Risk-aware planning with RAPTOR in JaxPlan.#

This variation of the closed-loop planning notebook optimizes a nonlinear risk-aware utility function.

%pip install --quiet --upgrade pip
%pip install --quiet seaborn
%pip install --quiet git+https://github.com/pyrddlgym-project/pyRDDLGym.git
%pip install --quiet git+https://github.com/pyrddlgym-project/rddlrepository.git
%pip install --quiet git+https://github.com/pyrddlgym-project/pyRDDLGym-jax.git
Note: you may need to restart the kernel to use updated packages.
Note: you may need to restart the kernel to use updated packages.
Note: you may need to restart the kernel to use updated packages.
Note: you may need to restart the kernel to use updated packages.
Note: you may need to restart the kernel to use updated packages.
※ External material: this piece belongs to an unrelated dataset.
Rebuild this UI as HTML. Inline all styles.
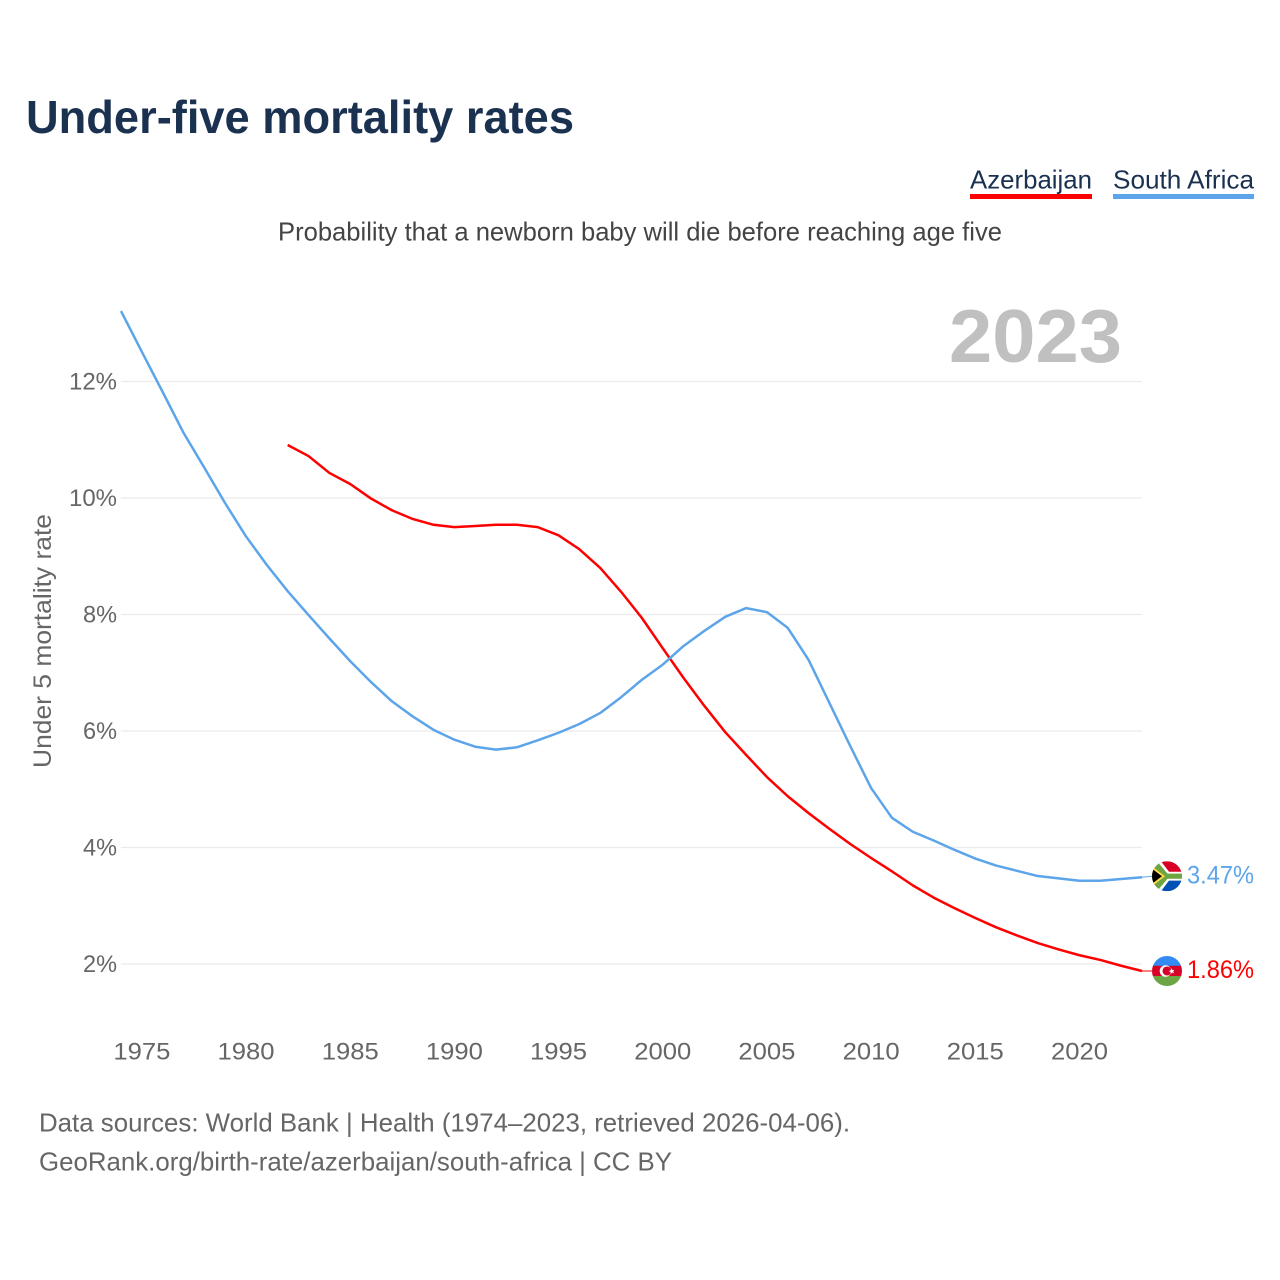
<!DOCTYPE html>
<html lang="en">
<head>
<meta charset="utf-8">
<title>Under-five mortality rates</title>
<style>
  html, body { margin: 0; padding: 0; background: #fff; }
  svg { display: block; font-family: "Liberation Sans", sans-serif; }
  .tick { font-size: 24px; fill: #666; }
  .foot { font-size: 26px; fill: #666; }
</style>
</head>
<body>
<svg id="chart" xmlns="http://www.w3.org/2000/svg" width="1280" height="1280" viewBox="0 0 1280 1280">
  <defs>
    <clipPath id="flag-clip"><circle cx="0" cy="0" r="15"></circle></clipPath>
  </defs>
  <rect x="0" y="0" width="1280" height="1280" fill="#fff"></rect>

  <text x="26" y="133" font-size="46" font-weight="700" fill="#1a3150" textLength="548" lengthAdjust="spacingAndGlyphs">Under-five mortality rates</text>

  <g>
    <text x="970" y="188.5" font-size="26" fill="#1a3150" textLength="122" lengthAdjust="spacingAndGlyphs">Azerbaijan</text>
    <rect x="970" y="194" width="122" height="5" fill="#ff0000"></rect>
  </g>
  <g>
    <text x="1113" y="188.5" font-size="26" fill="#1a3150" textLength="141" lengthAdjust="spacingAndGlyphs">South Africa</text>
    <rect x="1113" y="194" width="141" height="5" fill="#5da5ea"></rect>
  </g>

  <text x="278" y="240.5" font-size="26" fill="#444" textLength="724" lengthAdjust="spacingAndGlyphs">Probability that a newborn baby will die before reaching age five</text>

  <g id="grid"></g>

  <text x="949" y="362" font-size="75" font-weight="700" fill="#c0c0c0" textLength="173" lengthAdjust="spacingAndGlyphs">2023</text>

  <g id="y-ticks"></g>
  <g id="x-ticks"></g>

  <text transform="translate(51,768) rotate(-90)" x="0" y="0" font-size="25" fill="#666" textLength="254" lengthAdjust="spacingAndGlyphs">Under 5 mortality rate</text>

  <g id="series"></g>

  <g id="flag-za">
    <g clip-path="url(#flag-clip)">
      <rect x="-15" y="-15" width="30" height="15" fill="#d80027"></rect>
      <rect x="-15" y="0" width="30" height="15" fill="#0052b4"></rect>
      <path d="M-15,-15 L-6,-15 L2,-4.4 L15,-4.4 L15,4.4 L2,4.4 L-6,15 L-15,15 Z" fill="#fff"></path>
      <path d="M-15,-15 L-10,-15 L0.5,-2.6 L15,-2.6 L15,2.6 L0.5,2.6 L-10,15 L-15,15 Z" fill="#6da544"></path>
      <path d="M-15,-10 L-2,0 L-15,10 Z" fill="#ffda44"></path>
      <path d="M-15,-7.5 L-5,0 L-15,7.5 Z" fill="#000"></path>
    </g>
  </g>
  <g id="flag-az">
    <g clip-path="url(#flag-clip)">
      <rect x="-15" y="-15" width="30" height="10" fill="#338af3"></rect>
      <rect x="-15" y="-5.2" width="30" height="10.4" fill="#d80027"></rect>
      <rect x="-15" y="5" width="30" height="10" fill="#6da544"></rect>
      <circle cx="-1.5" cy="0" r="5.8" fill="#fff"></circle>
      <circle cx="0" cy="0" r="4.5" fill="#d80027"></circle>
      <path d="M4.6,-3 L5.3,-1 L7.5,-1.1 L6.1,0.4 L7.2,2.2 L5.1,1.6 L3.7,3.1 L3.6,1 L1.7,0.1 L3.7,-0.8 Z" fill="#fff"></path>
    </g>
  </g>

  <text id="value-za" x="1187" font-size="25" fill="#5da5ea" textLength="67" lengthAdjust="spacingAndGlyphs"></text>
  <text id="value-az" x="1187" font-size="25" fill="#ff0000" textLength="67" lengthAdjust="spacingAndGlyphs"></text>

  <text class="foot" x="39" y="1131.5" textLength="811" lengthAdjust="spacingAndGlyphs">Data sources: World Bank | Health (1974–2023, retrieved 2026-04-06).</text>
  <text class="foot" x="39" y="1170.5" textLength="633" lengthAdjust="spacingAndGlyphs">GeoRank.org/birth-rate/azerbaijan/south-africa | CC BY</text>
</svg>

<script>
const yTickValues = [2, 4, 6, 8, 10, 12];
const xTickYears = [1975, 1980, 1985, 1990, 1995, 2000, 2005, 2010, 2015, 2020];
const southAfricaStart = 1974;
const southAfricaValues = [13.21, 12.51, 11.82, 11.12, 10.52, 9.91, 9.34, 8.85, 8.40, 7.99,
  7.59, 7.20, 6.84, 6.51, 6.25, 6.02, 5.85, 5.73, 5.68, 5.72,
  5.84, 5.97, 6.12, 6.31, 6.58, 6.88, 7.14, 7.46, 7.72, 7.96,
  8.11, 8.04, 7.77, 7.22, 6.48, 5.74, 5.02, 4.51, 4.27, 4.12,
  3.96, 3.81, 3.69, 3.60, 3.51, 3.47, 3.43, 3.43, 3.46, 3.49];
const azerbaijanStart = 1982;
const azerbaijanValues = [10.91, 10.72, 10.43, 10.24, 9.99, 9.79, 9.64, 9.54, 9.50, 9.52,
  9.54, 9.54, 9.50, 9.36, 9.12, 8.80, 8.39, 7.94, 7.42, 6.91,
  6.43, 5.98, 5.59, 5.21, 4.88, 4.59, 4.32, 4.06, 3.82, 3.59,
  3.35, 3.14, 2.96, 2.79, 2.63, 2.49, 2.36, 2.25, 2.15, 2.07, 1.97, 1.88];
const southAfricaLatestLabel = "3.47%";
const azerbaijanLatestLabel = "1.86%";

const NS = "http://www.w3.org/2000/svg";
const plotLeft = 121;
const plotRight = 1142;

function xScale(year) {
  return plotLeft + (year - 1974) * (plotRight - plotLeft) / 49;
}
function yScale(value) {
  return 964 - (value - 2) * 58.25;
}
function make(tag, parent) {
  const el = document.createElementNS(NS, tag);
  parent.appendChild(el);
  return el;
}
function linePoints(start, values) {
  return values.map(function (v, i) {
    return xScale(start + i).toFixed(2) + "," + yScale(v).toFixed(2);
  }).join(" ");
}

const grid = document.getElementById("grid");
const yTicks = document.getElementById("y-ticks");
const xTicks = document.getElementById("x-ticks");
const series = document.getElementById("series");

yTickValues.forEach(function (v) {
  const line = make("line", grid);
  
  
  line.setAttribute("x1", plotLeft);
  line.setAttribute("x2", plotRight);
  line.setAttribute("y1", yScale(v));
  line.setAttribute("y2", yScale(v));
  line.setAttribute("stroke", "#ebebeb");
  line.setAttribute("stroke-width", "1.3");

  const label = make("text", yTicks);
  
  
  const text = v + "%";
  const width = text.length === 2 ? 34 : 48;
  label.setAttribute("class", "tick");
  label.setAttribute("x", 117 - width);
  label.setAttribute("y", yScale(v) + 8);
  label.setAttribute("textLength", width);
  label.setAttribute("lengthAdjust", "spacingAndGlyphs");
  label.textContent = text;
});

xTickYears.forEach(function (year) {
  const label = make("text", xTicks);
  
  
  label.setAttribute("class", "tick");
  label.setAttribute("x", xScale(year) - 28.5);
  label.setAttribute("y", 1059.5);
  label.setAttribute("textLength", 57);
  label.setAttribute("lengthAdjust", "spacingAndGlyphs");
  label.textContent = year;
});

const azLine = make("polyline", series);


azLine.setAttribute("points", linePoints(azerbaijanStart, azerbaijanValues));
azLine.setAttribute("fill", "none");
azLine.setAttribute("stroke", "#ff0000");
azLine.setAttribute("stroke-width", "2.5");
azLine.setAttribute("stroke-linejoin", "round");

const zaLine = make("polyline", series);


zaLine.setAttribute("points", linePoints(southAfricaStart, southAfricaValues));
zaLine.setAttribute("fill", "none");
zaLine.setAttribute("stroke", "#5da5ea");
zaLine.setAttribute("stroke-width", "2.5");
zaLine.setAttribute("stroke-linejoin", "round");

const zaLast = yScale(southAfricaValues[southAfricaValues.length - 1]);
const azLast = yScale(azerbaijanValues[azerbaijanValues.length - 1]);
const zaFlagY = zaLast - 1;
const azFlagY = azLast;

const zaConnector = make("line", series);


zaConnector.setAttribute("x1", plotRight);
zaConnector.setAttribute("x2", 1152);
zaConnector.setAttribute("y1", zaLast);
zaConnector.setAttribute("y2", zaFlagY);
zaConnector.setAttribute("stroke", "#5da5ea");
zaConnector.setAttribute("stroke-width", "1");

const azConnector = make("line", series);


azConnector.setAttribute("x1", plotRight);
azConnector.setAttribute("x2", 1152);
azConnector.setAttribute("y1", azLast);
azConnector.setAttribute("y2", azFlagY);
azConnector.setAttribute("stroke", "#ff0000");
azConnector.setAttribute("stroke-width", "1");

document.getElementById("flag-za").setAttribute("transform", "translate(1167," + zaFlagY + ")");
document.getElementById("flag-az").setAttribute("transform", "translate(1167," + azFlagY + ")");

const zaValue = document.getElementById("value-za");
zaValue.setAttribute("y", zaFlagY + 7.5);
zaValue.textContent = southAfricaLatestLabel;

const azValue = document.getElementById("value-az");
azValue.setAttribute("y", azFlagY + 7);
azValue.textContent = azerbaijanLatestLabel;
</script>
</body>
</html>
Import the required packages:

import warnings
warnings.filterwarnings("ignore", category=UserWarning)
import matplotlib.pyplot as plt
import seaborn as sns

import pyRDDLGym
from pyRDDLGym_jax.core.planner import JaxDeepReactivePolicy, JaxBackpropPlanner, JaxOfflineController, load_config_from_string

Let’s optimize the power generation domain from the IPPC 2023:

env = pyRDDLGym.make('PowerGen_Continuous', '0', vectorized=True)

Let’s generate a risk-neutral baseline from the policy network:

config = """
[Model]
[Optimizer]
method='JaxDeepReactivePolicy'
method_kwargs={'topology': [64, 64]}
optimizer_kwargs={'learning_rate': 0.0002}
batch_size_train=256
[Training]
"""
planner_args, _, train_args = load_config_from_string(config)
planner = JaxBackpropPlanner(rddl=env.model, **planner_args)
agent = JaxOfflineController(planner, print_summary=False, train_seconds=45, **train_args)
drp_returns = [agent.evaluate(env, episodes=1)['mean'] for _ in range(100)]
   1191 it /  -19847.048828 train /      24.565781 test /      50.516998 best / 5 status: : 1191it [00:44, 26.68it/s]                                  

Next, let’s repeat the example, but this time we will use the conditional value at risk to optimize the lower 10 percent of the returns. This should produce a policy that is more robust against power shortages:

config = """
[Model]
[Optimizer]
method='JaxDeepReactivePolicy'
method_kwargs={'topology': [64, 64]}
optimizer_kwargs={'learning_rate': 0.0002}
utility='cvar'
utility_kwargs={'alpha': 0.1}
batch_size_train=256
[Training]
"""
planner_args, _, train_args = load_config_from_string(config)
planner = JaxBackpropPlanner(rddl=env.model, **planner_args)
agent = JaxOfflineController(planner, print_summary=False, train_seconds=45, **train_args)
risk_returns = [agent.evaluate(env, episodes=1)['mean'] for _ in range(100)]
   1155 it /  -20441.250000 train /   -1248.467163 test /    -996.323242 best / 5 status: : 1155it [00:44, 25.78it/s]                                  

Finally, let’s plot two overlapping histograms comparing the distribution of returns for the two plans:

%matplotlib inline
ax = sns.violinplot(data=[drp_returns, risk_returns], orient='h')
ax.set_yticklabels(['Risk-Neutral', 'Risk-Averse'])
plt.show()
../_images/9abea4759f48b3b39309a299239507ee4363922960c19cbceb30493b76c2fa36.png

As you can see, the returns are more stable with the utility objective.